The news this morning is bleak and reflects many of these issues. RADVision cut its revenues to $18.0 to $18.5 million for the second quarter, and that led it to cut earnings guidance to -$0.41 to -$0.44 in GAP EPS and -$0.27 to -$0.30 on a non-GAAP EPS basis.
Prior guidance was $22 million in revenues; -$0.17 GAAP EPS; and -$0.12 non-GAAP EPS. Thomson Reuters had estimates of -$0.12 EPS and $21.79 million in revenues, but this was from only two analysts.

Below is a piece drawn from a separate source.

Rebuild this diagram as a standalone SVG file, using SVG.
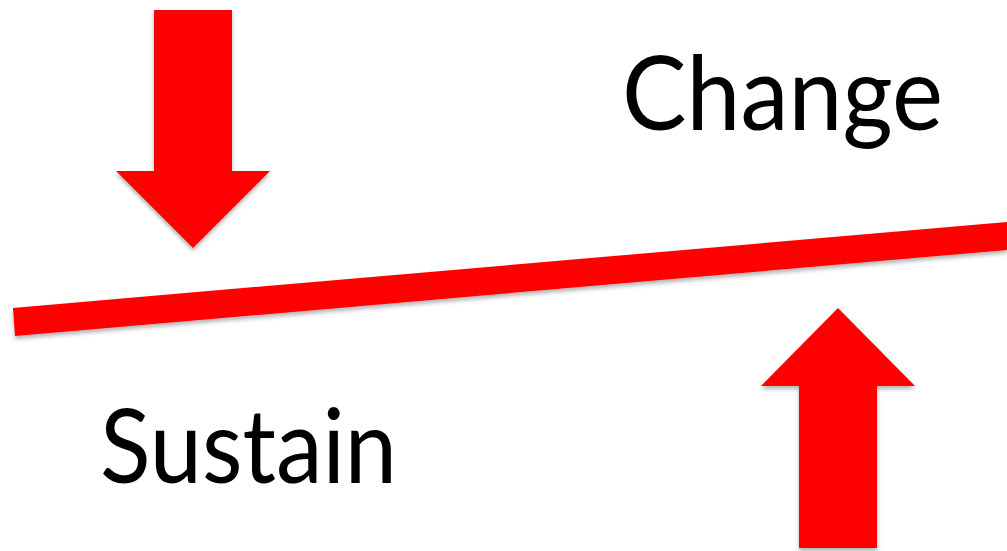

The lower guidance is due called “primarily the result of lower than anticipated revenues in the company’s Video Business Unit (VBU),” and that will now be about $14.5 to $15.0 million. As noted in Cicso’s ties… “This includes revenues from Cisco of approximately $1.5 million, which is in line with forecast but substantially below the $9.5 million of revenues from Cisco in the second quarter of 2010. Despite its revised forecast, the Company’s core VBU revenues are expected to increase by more than 30% from the second quarter of 2010, after excluding revenues from Cisco from both periods.”
The revenues from RADVision’s Technology Business Unit also being lowered and now expected to approximate $3.5 million.
RADVision is a thin volume stock. Shares are indicated down over 5% at $7.41 this morning versus a 52-week range of $6.07 to $12.00. This is an example of what can happen when smaller companies lose their growth partners.